Scott,On Jul 30, 2008, at 5:48 PM, Scott Brim wrote: On 7/30/08 4:23 PM, Roque Gagliano allegedly wrote:
You need to approach it from the EID and not from the RLOC; show that the ETR can speak for the EID prefix. Hence with a PKI approach you´d need to build a certificate infrastrure based on the delegation of the EID prefixes.

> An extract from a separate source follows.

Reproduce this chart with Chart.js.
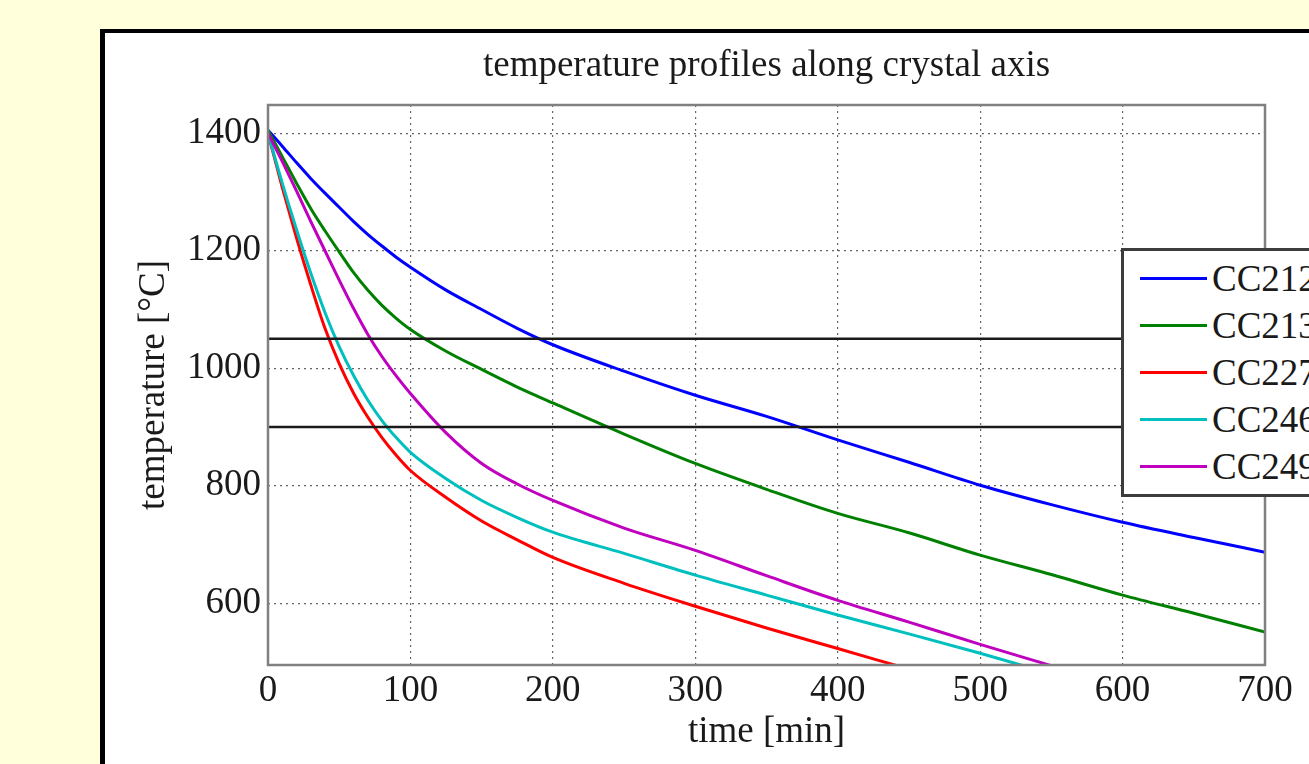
<!DOCTYPE html>
<html>
<head>
<meta charset="utf-8">
<title>temperature profiles along crystal axis</title>
<script src="https://cdn.jsdelivr.net/npm/chart.js@4.4.1/dist/chart.umd.min.js"></script>
<style>
  html, body { margin: 0; padding: 0; }
  body {
    width: 1309px; height: 764px; overflow: hidden;
    background: #ffffdc; position: relative;
    font-family: "Liberation Serif", "Times New Roman", serif;
  }
  #panel {
    position: absolute; left: 100px; top: 29px; width: 1300px; height: 800px;
    background: #fff; border-left: 5px solid #000; border-top: 4px solid #000;
  }
  #plot { position: absolute; left: 0; top: 0; }
  #legend {
    position: absolute; left: 1121px; top: 248px; width: 260px; height: 249px;
    box-sizing: border-box; padding-top: 4px;
    background: #fff; border: 3px solid #3c3c3c; z-index: 2;
  }
  .row { display: flex; align-items: center; height: 47px; white-space: nowrap; }
  .swatch { width: 67px; height: 3px; margin-left: 16px; }
  .name { margin-left: 5px; font-size: 37px; color: #1a1a1a; }
</style>
</head>
<body>
<div id="panel"></div>
<canvas id="plot" width="1309" height="764"></canvas>
<div id="legend"></div>

<script>
// time axis (min) shared by all curves
var time = [0, 10, 20, 30, 40, 50, 60, 70, 80, 90, 100, 125, 150, 175, 200, 250, 300, 350, 400, 450, 500, 550, 600, 650, 700];

// temperatures in °C
var cc212 = [1405, 1378, 1350, 1323, 1298, 1274, 1250, 1228, 1208, 1189, 1172, 1133, 1100, 1068, 1040, 995, 954, 918, 878, 840, 801, 768, 738, 712, 687];
var cc213 = [1405, 1360, 1315, 1272, 1234, 1198, 1163, 1133, 1107, 1085, 1066, 1029, 998, 968, 941, 888, 838, 794, 753, 720, 682, 649, 614, 583, 551];
var cc227 = [1400, 1308, 1222, 1142, 1068, 1008, 958, 917, 882, 852, 826, 780, 740, 708, 678, 634, 595, 558, 523, 488, null, null, null, null, null];
var cc246 = [1400, 1315, 1236, 1162, 1095, 1037, 988, 946, 911, 882, 857, 812, 775, 746, 721, 685, 648, 614, 580, 548, 515, 480, null, null, null];
var cc249 = [1400, 1352, 1302, 1250, 1200, 1150, 1102, 1058, 1020, 987, 957, 890, 838, 803, 775, 728, 690, 647, 605, 568, 530, 494, null, null, null];

var seriesNames = ['CC212', 'CC213', 'CC227', 'CC246', 'CC249'];
var seriesValues = [cc212, cc213, cc227, cc246, cc249];
var seriesColors = ['#0000ff', '#008000', '#ff0000', '#00bfbf', '#bf00bf'];

// horizontal reference levels
var refLevels = [1050, 900];

var xTicks = [0, 100, 200, 300, 400, 500, 600, 700];
var yTicks = [600, 800, 1000, 1200, 1400];

Chart.defaults.font.family = "'Liberation Serif', 'Times New Roman', serif";
Chart.defaults.font.size = 37;
Chart.defaults.color = '#1a1a1a';

function toPoints(values) {
  var pts = [];
  time.forEach(function(t, i) {
    if (values[i] !== null) pts.push({ x: t, y: values[i] });
  });
  return pts;
}

var datasets = [];
refLevels.forEach(function(level) {
  datasets.push({
    label: 'ref ' + level,
    data: [{ x: xTicks[0], y: level }, { x: xTicks[xTicks.length - 1], y: level }],
    borderColor: '#1a1a1a',
    borderWidth: 2.5,
    pointRadius: 0,
    order: -10
  });
});
seriesNames.forEach(function(name, i) {
  datasets.push({
    label: name,
    data: toPoints(seriesValues[i]),
    borderColor: seriesColors[i],
    borderWidth: 3,
    pointRadius: 0,
    cubicInterpolationMode: 'monotone',
    order: -i
  });
});

// gray box around the plot area
var framePlugin = {
  id: 'frame',
  afterDatasetsDraw: function(chart) {
    var a = chart.chartArea, ctx = chart.ctx;
    ctx.save();
    ctx.strokeStyle = '#808080';
    ctx.lineWidth = 2.5;
    ctx.strokeRect(a.left, a.top, a.right - a.left, a.bottom - a.top);
    ctx.restore();
  }
};

new Chart(document.getElementById('plot'), {
  type: 'line',
  data: { datasets: datasets },
  plugins: [framePlugin],
  options: {
    responsive: false,
    devicePixelRatio: 1,
    animation: false,
    layout: { padding: { left: 0, right: 44, top: 0, bottom: 0 } },
    plugins: {
      legend: { display: false },
      tooltip: { enabled: false },
      title: {
        display: true,
        text: 'temperature profiles along crystal axis',
        fullSize: false,
        color: '#1a1a1a',
        font: { size: 37, weight: 'normal' },
        padding: { top: 43.8, bottom: 16.8 }
      }
    },
    scales: {
      x: {
        type: 'linear',
        min: 0,
        max: 700,
        afterBuildTicks: function(scale) {
          scale.ticks = xTicks.map(function(v) { return { value: v }; });
        },
        afterFit: function(scale) { scale.height = 99; },
        ticks: { padding: 4, maxRotation: 0, autoSkip: false, callback: function(v) { return String(v); } },
        grid: { color: '#666666', lineWidth: 1.2, drawTicks: false },
        border: { display: false, dash: [2, 4] },
        title: { display: true, text: 'time [min]', padding: { top: 0, bottom: 9.3 } }
      },
      y: {
        type: 'linear',
        min: 495,
        max: 1448,
        afterBuildTicks: function(scale) {
          scale.ticks = yTicks.map(function(v) { return { value: v }; });
        },
        afterFit: function(scale) { scale.width = 268; },
        ticks: { padding: 7, autoSkip: false, callback: function(v) { return String(v); } },
        grid: { color: '#666666', lineWidth: 1.2, drawTicks: false },
        border: { display: false, dash: [2, 4] },
        title: { display: true, text: 'temperature [°C]', padding: { top: 131.8, bottom: 0 } }
      }
    }
  }
});

// legend box built from the same series
var legend = document.getElementById('legend');
seriesNames.forEach(function(name, i) {
  var row = document.createElement('div');
  row.className = 'row';
  var sw = document.createElement('span');
  sw.className = 'swatch';
  sw.style.background = seriesColors[i];
  var txt = document.createElement('span');
  txt.className = 'name';
  txt.textContent = name;
  row.appendChild(sw);
  row.appendChild(txt);
  legend.appendChild(row);
});
</script>
</body>
</html>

which is called RPKI (http://www.ietf.org/internet-drafts/draft-ietf-sidr-arch-03.txt)
which introduces delays.
yep. I just remembered an idea that Noel Chiappa had when we were working on LISP-CONS. Instead of having a key for every site, have just a few keys, say one for each RIR. The ETR sending the Map-Reply does not sign it with its own key. Rather, when the prefix is allocated, the RIR also hands out a signed statement that that site has that prefix. Then the ITR receiving the Map-Reply doesn't need to go look up a key for the ETR, it can simply have those few RIR keys on-hand. Less delay. It's a thought, anyway.
the problem is that what you want to sign is the authorization for a set of RLOC receive traffic destinated for a particular EID prefix, and you want the RLOC to probably change in time. That is not different that the ROA case, where you want the origin ASN to change in time.